Other volunteer activities that he and his committee have led include creating nesting boxes with community Beavers and Scouts groups and finding substantial sponsorships for local trail enhancement. His latest effort? Helping to develop a DUC Provincial Council for Newfoundland and Labrador that will provide additional support and guidance for volunteers looking to raise awareness about wetland conservation and funds for DUC in their communities.
In recognition of Parsons’ outstanding volunteer service, he was named DUC’s Volunteer of the Year in Newfoundland and Labrador. It’s an honour he’s received an impressive three years in a row.
“Luke’s passion is second to none,” says Jamie Young, DUC’s manager of volunteer and corporate fundraising in Atlantic Canada. “It’s no surprise that he continues to be celebrated for all the ways he goes above and beyond in the name of conservation.”
Passion is exactly the word Parsons uses to describe his motivation for sharing his time and talents with DUC and he encourages others to join its volunteer network, even if there is not a local chapter. He’s also keen to increase the age range of volunteers, to bring in a younger demographic and help people without much extra time to find ways that they can contribute.

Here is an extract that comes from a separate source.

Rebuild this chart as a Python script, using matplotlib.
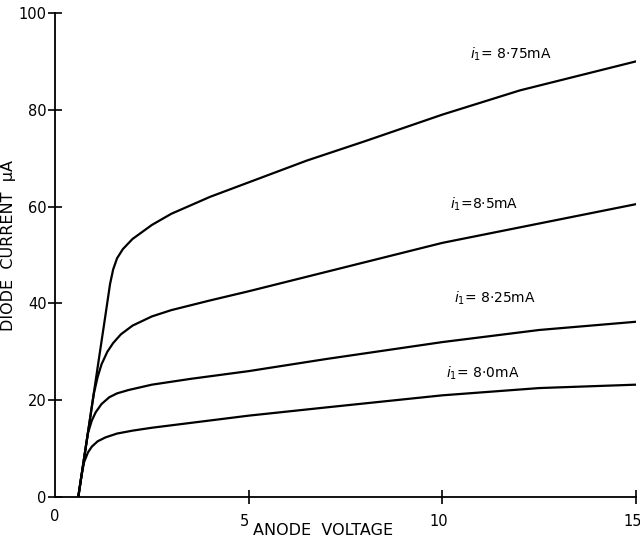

“The more committees we have on the ground, the better,” he says. “One volunteer can’t do it on his own but if you can form a committee, it has long lasting positive effects.” There are more than 250 DUC volunteers in Newfoundland and Labrador and 3,950 across Canada. DUC is proud to recognize each of them—including outstanding leaders like Luke Parsons—as volunteer champions and conservationists who serve with generosity, passion and dedication.